La solution du dilemme se trouve dans le lien direct qui unit sécession de l’Écosse hors du Royaume-Uni et sécession du Royaume-Uni hors de l’Europe. Le Brexit est indissociable d’un éclatement à terme du Royaume-Uni. À l’inverse, la survie du Royaume-Uni passe par le désarmement de la fronde écossaise, dont la clé est l’appartenance à l’Union.
Voilà pourquoi il faut explorer les termes d’un accord entre Bruxelles et Londres. A priori il paraît improbable. Le mandat reçu des électeurs britanniques va en effet dans le sens d’une renégociation des traités européens que ni la Commission ni les autres Etats n’envisagent.
Pourtant, une issue est possible à deux conditions. David Cameron doit rompre avec les pétitions de principe sur la renégociation pour préciser ses demandes qui, sur le contrôle de l’immigration et des dépenses de l’Etat-providence, peuvent se révéler compatibles avec l’intérêt européen. L’Europe doit débattre des positions britanniques qui rejoignent les vœux de ses citoyens, dans le domaine de la protection du territoire et de la population notamment. Elle doit dans le même temps se montrer intraitable sur les conséquences économiques et financières d’un Brexit, dont il doit être clair pour tous qu’il coupera Londres du grand marché et de la zone euro.

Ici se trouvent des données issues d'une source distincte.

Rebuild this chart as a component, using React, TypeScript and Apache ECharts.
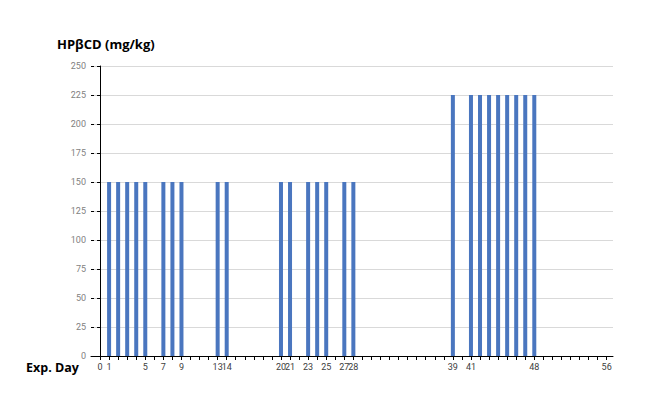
import React, { useEffect, useRef } from "react";
import * as echarts from "echarts";

const doseDays = [1, 2, 3, 4, 5, 7, 8, 9, 13, 14, 20, 21, 23, 24, 25, 27, 28, 39, 41, 42, 43, 44, 45, 46, 47, 48];
const doses = [150, 150, 150, 150, 150, 150, 150, 150, 150, 150, 150, 150, 150, 150, 150, 150, 150, 225, 225, 225, 225, 225, 225, 225, 225, 225];
const dayLabels = [0, 1, 5, 7, 9, 13, 14, 20, 21, 23, 25, 27, 28, 39, 41, 48, 56];
const yTicks = [0, 25, 50, 75, 100, 125, 150, 175, 200, 225, 250];

export default function App() {
  const ref = useRef<HTMLDivElement>(null);
  useEffect(() => {
    if (!ref.current) return;
    const chart = echarts.init(ref.current, null, { renderer: "svg" });
    const tickDays: number[] = [];
    for (let d = 0; d <= 56; d++) tickDays.push(d);
    const font = "'Open Sans', 'Noto Sans', sans-serif";
    const tickFont = "Roboto, 'Noto Sans', sans-serif";
    chart.setOption({
      animation: false,
      grid: { left: 83, top: 58, right: 27, bottom: 41, containLabel: false },
      graphic: [
        { type: "text", left: 49, top: 29, style: { text: "HPβCD (mg/kg)", font: `bold 13px ${font}`, fill: "#000" } },
        { type: "text", left: 18, top: 353, style: { text: "Exp. Day", font: `bold 12.5px ${font}`, fill: "#000" } },
      ],
      xAxis: {
        type: "value",
        min: -1,
        max: 56.7,
        splitLine: { show: false },
        axisLine: { show: true, onZero: false, lineStyle: { color: "#000", width: 1 } },
        axisTick: { show: true, customValues: tickDays, length: 4, lineStyle: { color: "#000" } },
        axisLabel: { customValues: dayLabels, color: "#404040", fontSize: 9, fontFamily: tickFont, margin: 6 },
      },
      yAxis: [
        {
          type: "value",
          min: 0,
          max: 250,
          interval: 25,
          axisLine: { show: true, lineStyle: { color: "#000", width: 1 } },
          axisTick: { show: true, length: 3, lineStyle: { color: "#000" } },
          axisLabel: { color: "#7f7f7f", fontSize: 9, fontFamily: tickFont, margin: 5, customValues: yTicks },
          splitLine: { show: true, lineStyle: { color: "#d9d9d9", width: 1 } },
        },
        {
          type: "value",
          min: 0,
          max: 250,
          interval: 25,
          position: "left",
          offset: 0,
          axisLine: { show: false },
          axisTick: { show: true, inside: true, length: 3, lineStyle: { color: "#000" } },
          axisLabel: { show: false },
          splitLine: { show: false },
        },
      ],
      series: [
        {
          type: "bar",
          data: doseDays.map((d, i) => [d, doses[i]]),
          barWidth: 4,
          itemStyle: { color: "#4a76bf" },
          yAxisIndex: 0,
        },
      ],
    });
    return () => chart.dispose();
  }, []);
  return <div ref={ref} style={{ width: 632, height: 389 }} />;
}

Le triomphe électoral des conservateurs est adossé à une double poussée nationaliste des Anglais contre l’Europe et des Ecossais contre les Anglais. Le piège diabolique des référendums ne peut être désamorcé que par le haut. Le Brexit est indissociable d’un débat à haut risque sur l’indépendance de l’Écosse. C’est paradoxalement un accord sur une relance de l’Union européenne qui garantit la pérennité du Royaume-Uni.